[start of DATASET SECTION]
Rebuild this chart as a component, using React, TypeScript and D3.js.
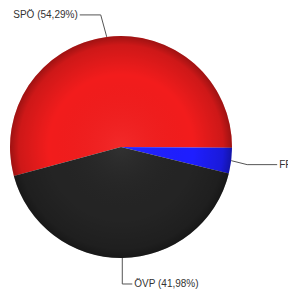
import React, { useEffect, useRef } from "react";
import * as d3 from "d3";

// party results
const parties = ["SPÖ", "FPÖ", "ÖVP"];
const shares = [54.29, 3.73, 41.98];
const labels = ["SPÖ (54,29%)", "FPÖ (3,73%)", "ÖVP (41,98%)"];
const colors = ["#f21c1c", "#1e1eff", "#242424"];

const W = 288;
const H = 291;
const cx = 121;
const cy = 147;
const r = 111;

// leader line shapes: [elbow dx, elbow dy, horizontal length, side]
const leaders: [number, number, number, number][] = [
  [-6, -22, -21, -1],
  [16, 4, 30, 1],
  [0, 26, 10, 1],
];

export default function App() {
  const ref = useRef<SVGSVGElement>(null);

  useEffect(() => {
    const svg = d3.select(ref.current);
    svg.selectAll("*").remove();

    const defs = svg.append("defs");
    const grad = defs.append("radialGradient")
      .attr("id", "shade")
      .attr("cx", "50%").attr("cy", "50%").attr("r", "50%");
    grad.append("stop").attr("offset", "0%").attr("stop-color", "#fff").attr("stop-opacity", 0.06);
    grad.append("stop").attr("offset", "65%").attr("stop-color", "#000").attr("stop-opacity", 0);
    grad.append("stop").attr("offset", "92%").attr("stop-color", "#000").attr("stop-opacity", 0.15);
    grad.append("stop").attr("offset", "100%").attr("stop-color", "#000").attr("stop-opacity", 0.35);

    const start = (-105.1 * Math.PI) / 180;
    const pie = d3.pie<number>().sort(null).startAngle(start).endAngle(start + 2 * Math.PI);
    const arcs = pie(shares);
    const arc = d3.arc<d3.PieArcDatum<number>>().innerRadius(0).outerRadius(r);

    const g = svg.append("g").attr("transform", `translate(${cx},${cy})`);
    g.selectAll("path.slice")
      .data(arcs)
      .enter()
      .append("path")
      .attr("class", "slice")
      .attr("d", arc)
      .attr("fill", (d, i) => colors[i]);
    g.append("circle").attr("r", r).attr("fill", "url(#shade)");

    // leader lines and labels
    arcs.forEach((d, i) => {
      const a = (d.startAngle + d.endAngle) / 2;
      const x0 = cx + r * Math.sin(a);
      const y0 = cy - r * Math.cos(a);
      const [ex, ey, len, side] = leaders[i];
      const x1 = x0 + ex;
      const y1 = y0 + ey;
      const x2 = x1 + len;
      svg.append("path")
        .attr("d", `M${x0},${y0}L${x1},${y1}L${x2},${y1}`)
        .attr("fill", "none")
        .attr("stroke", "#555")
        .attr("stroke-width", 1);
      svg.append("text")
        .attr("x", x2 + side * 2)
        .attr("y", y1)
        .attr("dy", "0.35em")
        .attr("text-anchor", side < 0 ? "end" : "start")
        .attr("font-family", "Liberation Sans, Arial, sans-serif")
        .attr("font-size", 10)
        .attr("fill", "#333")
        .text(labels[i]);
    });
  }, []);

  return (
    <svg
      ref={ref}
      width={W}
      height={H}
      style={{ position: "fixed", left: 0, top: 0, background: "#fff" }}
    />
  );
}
[end of DATASET SECTION]
WORK REQUIRED:
Determine how many lines of the listing above include the word "React", and report that number only.

FINISHED ANSWER:
2